▶ [What is required]: Retype exactly the lines from the first one through the line with "(0,0) rectangle (440,489);", including both ends; skip any pictures.

— START OF Data shown —

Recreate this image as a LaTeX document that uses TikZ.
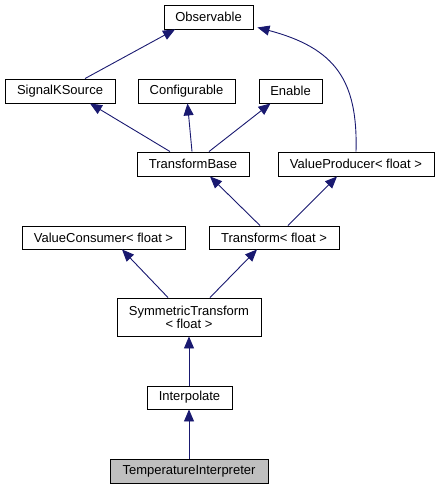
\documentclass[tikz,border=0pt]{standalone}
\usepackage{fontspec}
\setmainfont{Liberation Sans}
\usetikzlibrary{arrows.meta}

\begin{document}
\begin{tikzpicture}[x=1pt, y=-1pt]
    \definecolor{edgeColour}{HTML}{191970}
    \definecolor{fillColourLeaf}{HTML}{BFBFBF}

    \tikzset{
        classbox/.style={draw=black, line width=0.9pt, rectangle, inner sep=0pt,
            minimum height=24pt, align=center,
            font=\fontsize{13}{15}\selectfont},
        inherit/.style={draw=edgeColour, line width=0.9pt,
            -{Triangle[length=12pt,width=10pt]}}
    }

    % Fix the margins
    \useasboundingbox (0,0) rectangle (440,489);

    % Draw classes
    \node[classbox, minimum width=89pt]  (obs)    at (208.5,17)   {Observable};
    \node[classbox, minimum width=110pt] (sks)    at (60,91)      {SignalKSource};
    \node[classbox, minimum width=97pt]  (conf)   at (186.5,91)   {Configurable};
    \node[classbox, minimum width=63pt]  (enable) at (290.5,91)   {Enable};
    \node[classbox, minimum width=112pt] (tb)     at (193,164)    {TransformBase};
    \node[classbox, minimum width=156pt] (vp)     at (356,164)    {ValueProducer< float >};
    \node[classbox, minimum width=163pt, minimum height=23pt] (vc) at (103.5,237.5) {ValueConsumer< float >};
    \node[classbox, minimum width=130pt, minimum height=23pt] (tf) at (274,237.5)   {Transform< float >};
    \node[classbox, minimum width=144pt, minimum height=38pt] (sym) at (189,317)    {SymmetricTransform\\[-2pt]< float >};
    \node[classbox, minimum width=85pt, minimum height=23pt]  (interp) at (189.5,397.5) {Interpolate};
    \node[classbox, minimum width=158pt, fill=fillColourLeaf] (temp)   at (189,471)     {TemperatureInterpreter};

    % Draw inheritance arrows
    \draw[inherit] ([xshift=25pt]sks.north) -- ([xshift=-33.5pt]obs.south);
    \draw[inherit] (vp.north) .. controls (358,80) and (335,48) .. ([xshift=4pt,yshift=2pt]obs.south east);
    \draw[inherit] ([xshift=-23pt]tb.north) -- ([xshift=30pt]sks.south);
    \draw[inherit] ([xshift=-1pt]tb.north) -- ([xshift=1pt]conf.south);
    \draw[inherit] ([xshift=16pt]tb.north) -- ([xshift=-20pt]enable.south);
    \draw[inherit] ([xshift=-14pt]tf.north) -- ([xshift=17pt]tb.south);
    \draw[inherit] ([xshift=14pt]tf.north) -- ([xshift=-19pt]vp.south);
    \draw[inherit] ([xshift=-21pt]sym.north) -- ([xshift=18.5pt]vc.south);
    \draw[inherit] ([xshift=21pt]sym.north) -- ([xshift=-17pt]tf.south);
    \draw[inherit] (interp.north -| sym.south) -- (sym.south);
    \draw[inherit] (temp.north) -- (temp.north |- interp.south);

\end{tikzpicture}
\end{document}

— END OF Data shown —

▶ [Reply to the exercise]:
Recreate this image as a LaTeX document that uses TikZ.
\documentclass[tikz,border=0pt]{standalone}
\usepackage{fontspec}
\setmainfont{Liberation Sans}
\usetikzlibrary{arrows.meta}

\begin{document}
\begin{tikzpicture}[x=1pt, y=-1pt]
    \definecolor{edgeColour}{HTML}{191970}
    \definecolor{fillColourLeaf}{HTML}{BFBFBF}

    \tikzset{
        classbox/.style={draw=black, line width=0.9pt, rectangle, inner sep=0pt,
            minimum height=24pt, align=center,
            font=\fontsize{13}{15}\selectfont},
        inherit/.style={draw=edgeColour, line width=0.9pt,
            -{Triangle[length=12pt,width=10pt]}}
    }

    % Fix the margins
    \useasboundingbox (0,0) rectangle (440,489);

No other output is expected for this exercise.